--- START ---
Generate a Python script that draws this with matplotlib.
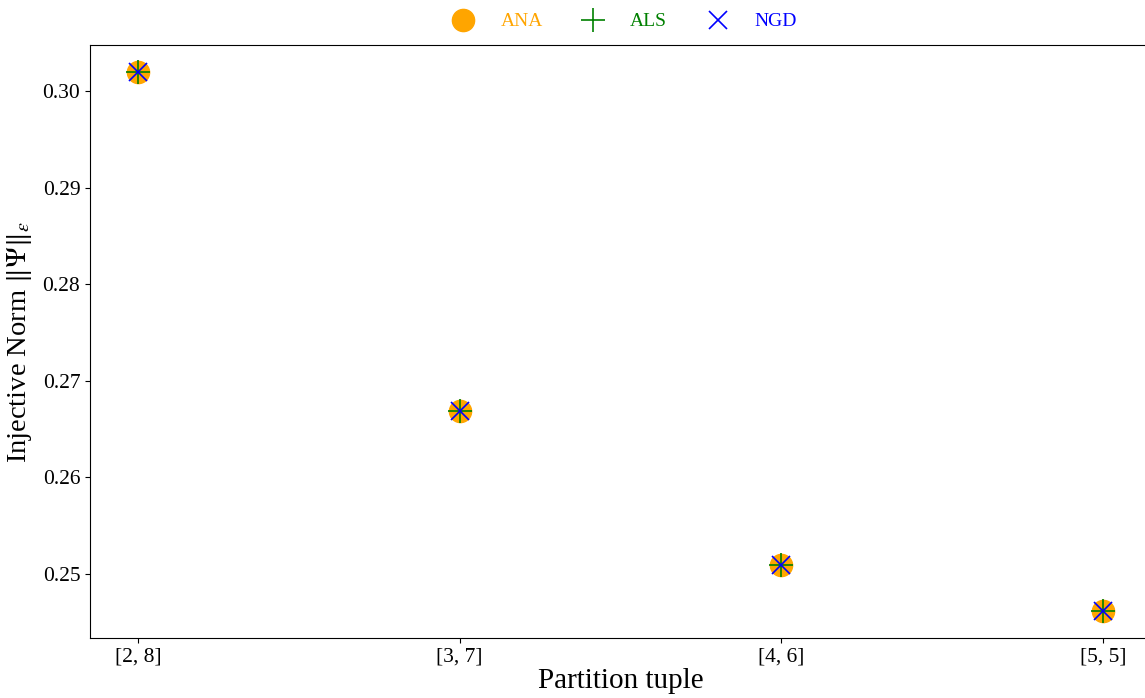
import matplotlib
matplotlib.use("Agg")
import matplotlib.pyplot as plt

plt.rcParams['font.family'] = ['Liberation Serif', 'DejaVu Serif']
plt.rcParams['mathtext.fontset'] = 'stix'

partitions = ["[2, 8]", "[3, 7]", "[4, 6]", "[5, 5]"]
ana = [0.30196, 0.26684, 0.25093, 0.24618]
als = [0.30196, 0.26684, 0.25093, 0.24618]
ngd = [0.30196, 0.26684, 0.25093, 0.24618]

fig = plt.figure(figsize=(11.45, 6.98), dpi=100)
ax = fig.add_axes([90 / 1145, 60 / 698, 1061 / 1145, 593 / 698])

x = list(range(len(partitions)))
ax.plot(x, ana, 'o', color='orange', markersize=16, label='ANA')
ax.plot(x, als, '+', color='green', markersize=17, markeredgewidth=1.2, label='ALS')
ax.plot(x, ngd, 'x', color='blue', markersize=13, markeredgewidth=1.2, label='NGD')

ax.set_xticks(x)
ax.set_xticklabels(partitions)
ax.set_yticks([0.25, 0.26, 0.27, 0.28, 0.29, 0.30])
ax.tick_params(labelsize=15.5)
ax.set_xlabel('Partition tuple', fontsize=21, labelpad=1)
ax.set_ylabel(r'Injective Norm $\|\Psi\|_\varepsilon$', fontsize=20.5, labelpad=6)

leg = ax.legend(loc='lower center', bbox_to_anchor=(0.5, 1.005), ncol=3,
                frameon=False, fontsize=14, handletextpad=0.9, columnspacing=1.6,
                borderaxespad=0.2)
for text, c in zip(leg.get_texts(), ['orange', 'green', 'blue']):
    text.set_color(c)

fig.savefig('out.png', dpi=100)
--- END ---
WHAT THE TASK ASKS: Copy the data character for character, but drop all pictures from the copy.

ANSWER BELOW:
Generate a Python script that draws this with matplotlib.
import matplotlib
matplotlib.use("Agg")
import matplotlib.pyplot as plt

plt.rcParams['font.family'] = ['Liberation Serif', 'DejaVu Serif']
plt.rcParams['mathtext.fontset'] = 'stix'

partitions = ["[2, 8]", "[3, 7]", "[4, 6]", "[5, 5]"]
ana = [0.30196, 0.26684, 0.25093, 0.24618]
als = [0.30196, 0.26684, 0.25093, 0.24618]
ngd = [0.30196, 0.26684, 0.25093, 0.24618]

fig = plt.figure(figsize=(11.45, 6.98), dpi=100)
ax = fig.add_axes([90 / 1145, 60 / 698, 1061 / 1145, 593 / 698])

x = list(range(len(partitions)))
ax.plot(x, ana, 'o', color='orange', markersize=16, label='ANA')
ax.plot(x, als, '+', color='green', markersize=17, markeredgewidth=1.2, label='ALS')
ax.plot(x, ngd, 'x', color='blue', markersize=13, markeredgewidth=1.2, label='NGD')

ax.set_xticks(x)
ax.set_xticklabels(partitions)
ax.set_yticks([0.25, 0.26, 0.27, 0.28, 0.29, 0.30])
ax.tick_params(labelsize=15.5)
ax.set_xlabel('Partition tuple', fontsize=21, labelpad=1)
ax.set_ylabel(r'Injective Norm $\|\Psi\|_\varepsilon$', fontsize=20.5, labelpad=6)

leg = ax.legend(loc='lower center', bbox_to_anchor=(0.5, 1.005), ncol=3,
                frameon=False, fontsize=14, handletextpad=0.9, columnspacing=1.6,
                borderaxespad=0.2)
for text, c in zip(leg.get_texts(), ['orange', 'green', 'blue']):
    text.set_color(c)

fig.savefig('out.png', dpi=100)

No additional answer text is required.